The woman told him how much she had -- all the money she owned, every cent.

"That's all your money?" said the craftsman.

"All I have until my next paycheck in three weeks," the woman said.

"Suppose I sold you this table for that money," said the craftsman. "How would you live for the next three weeks? What would you eat?"

"I just paid my rent, so I'm good for the month," the woman said. "As for eating, I have some food at home, and I could sell a few things. I'd get by."

"But you'll go hungry."

"Well, yeah. But I'd be okay."

"I'll sell you the table for that price," said the craftsman.

"But I can't! It's worth far more than that!" the woman said.

"I know," the craftsman said. "I can sell it to a rich person for fifty times that much -- and it will become just another expensive possession in a house full of them, and he won't even notice the cost. But you are willing to give all that you have for this table, to go hungry for it. I know what this table is worth to you. So I will sell it to you, and we will both be richer."
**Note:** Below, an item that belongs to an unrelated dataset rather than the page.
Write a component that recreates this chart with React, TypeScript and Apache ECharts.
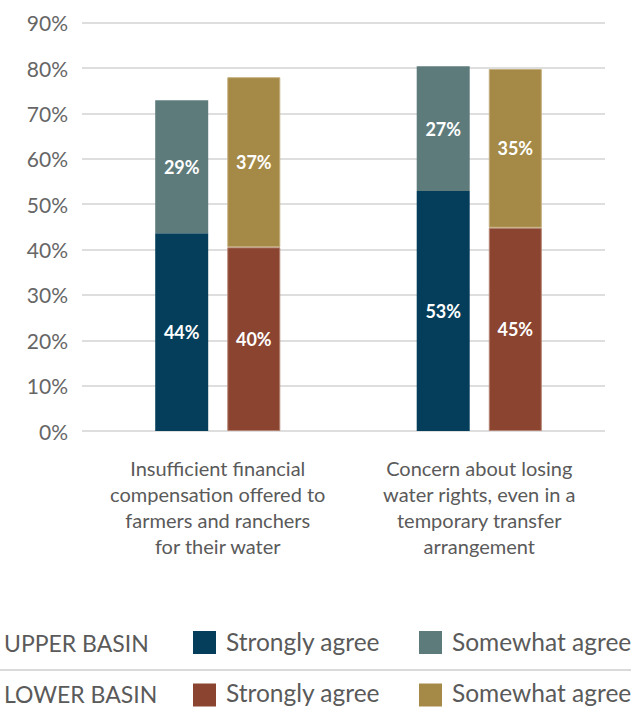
import React, { useEffect, useRef } from "react";
import * as echarts from "echarts";

const categories = [
  "Insufficient financial\ncompensation offered to\nfarmers and ranchers\nfor their water",
  "Concern about losing\nwater rights, even in a\ntemporary transfer\narrangement",
];
const upperStrongly = [43.6, 52.9];
const upperSomewhat = [29.3, 27.49];
const lowerStrongly = [40.49, 44.8];
const lowerSomewhat = [37.49, 35.0];
const basinNames = ["UPPER BASIN", "LOWER BASIN"];
const agreeNames = ["Strongly agree", "Somewhat agree"];
const yMin = 0;
const yMax = 90;
const yInterval = 10;

const COLORS = {
  upperStrong: "#053E5A",
  upperSome: "#5E7B7C",
  lowerStrong: "#8A4430",
  lowerSome: "#A58A47",
};
const FONT = "Lato, 'Noto Sans', sans-serif";
const TEXT = "#5a5a5a";

export default function App() {
  const ref = useRef<HTMLDivElement>(null);
  useEffect(() => {
    if (!ref.current) return;
    const chart = echarts.init(ref.current, null, { renderer: "svg" });
    const label = {
      show: true,
      position: "inside",
      color: "#ffffff",
      fontSize: 18,
      fontWeight: "bold",
      fontFamily: FONT,
      formatter: (p: any) => Math.round(p.value) + "%",
    };
    const mk = (name: string, data: number[], stack: string, color: string, border?: string) => ({
      name,
      type: "bar",
      stack,
      data,
      xAxisIndex: 1,
      yAxisIndex: 1,
      barWidth: 53,
      barGap: "36%",
      itemStyle: border ? { color, borderColor: border, borderWidth: 1 } : { color },
      label,
    });
    const rowY = [642.5, 695];
    const textY = [643, 693.5];
    const rowColors = [
      [COLORS.upperStrong, COLORS.upperSome],
      [COLORS.lowerStrong, COLORS.lowerSome],
    ];
    const graphic: any[] = [];
    basinNames.forEach((b, i) => {
      graphic.push({
        type: "text",
        x: 4,
        y: textY[i],
        style: { text: b, fontSize: 23, fontFamily: FONT, fill: TEXT, verticalAlign: "middle" },
      });
      agreeNames.forEach((a, j) => {
        const sx = j === 0 ? 193 : 419;
        graphic.push({
          type: "rect",
          shape: { x: sx, y: rowY[i] - 11.5, width: 23, height: 23 },
          style: { fill: rowColors[i][j] },
        });
        graphic.push({
          type: "text",
          x: sx + 33,
          y: textY[i] - 1.5,
          style: { text: a, fontSize: 24.5, fontFamily: FONT, fill: TEXT, verticalAlign: "middle" },
        });
      });
    });
    graphic.push({
      type: "line",
      shape: { x1: 0, y1: 670, x2: 631, y2: 670 },
      style: { stroke: "#dadada", lineWidth: 2 },
    });

    chart.setOption({
      animation: false,
      grid: [
        { left: 82, right: 26, top: 22.7, bottom: 277 },
        { left: 87, right: 21, top: 22.7, bottom: 277 },
      ],
      xAxis: [
        {
          gridIndex: 0,
          type: "category",
          data: categories,
          axisLine: { show: false },
          axisTick: { show: false },
          axisLabel: { show: false },
        },
        {
          gridIndex: 1,
          type: "category",
          data: categories,
          axisLine: { show: false },
          axisTick: { show: false },
          axisLabel: {
            color: TEXT,
            fontSize: 20,
            lineHeight: 26,
            fontFamily: FONT,
            margin: 24,
            interval: 0,
          },
        },
      ],
      yAxis: [
        {
          gridIndex: 0,
          type: "value",
          min: yMin,
          max: yMax,
          interval: yInterval,
          axisLine: { show: false },
          axisTick: { show: false },
          axisLabel: {
            formatter: "{value}%",
            color: "#666666",
            fontSize: 21,
            fontFamily: FONT,
            margin: 14,
          },
          splitLine: { lineStyle: { color: "#dedede", width: 2 } },
        },
        {
          gridIndex: 1,
          type: "value",
          min: yMin,
          max: yMax,
          interval: yInterval,
          show: false,
          splitLine: { show: false },
        },
      ],
      series: [
        mk("Upper basin - Strongly agree", upperStrongly, "upper", COLORS.upperStrong),
        mk("Upper basin - Somewhat agree", upperSomewhat, "upper", COLORS.upperSome),
        mk("Lower basin - Strongly agree", lowerStrongly, "lower", COLORS.lowerStrong, "#b48272"),
        mk("Lower basin - Somewhat agree", lowerSomewhat, "lower", COLORS.lowerSome, "#c3ad7c"),
      ],
      graphic,
    });
    return () => chart.dispose();
  }, []);
  return (
    <div
      ref={ref}
      style={{ position: "absolute", left: 0, top: 0, width: 631, height: 708, background: "#fff" }}
    />
  );
}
The message of the story is not that you should go hungry to pay your aikido fees. I wouldn't sympathize with someone who (for example) kept their expensive smartphone or cable TV but "couldn't afford" to pay aikido fees, but you say you have cut everything you can already, and I have no reason not to believe you. My point is that the value of things like aikido, or a finely crafted table, is perhaps best expressed not in absolute terms -- so and so many dollars -- but in relative terms instead. "All I have" is an immense amount, no matter how small the dollar amount may be. If you have nothing to give but your good will, your desire to train, your commitment to being a good member of the dojo and to paying back in any way you can (and that is a debt we all carry, that we don't discharge with a monthly check), then that's a lot.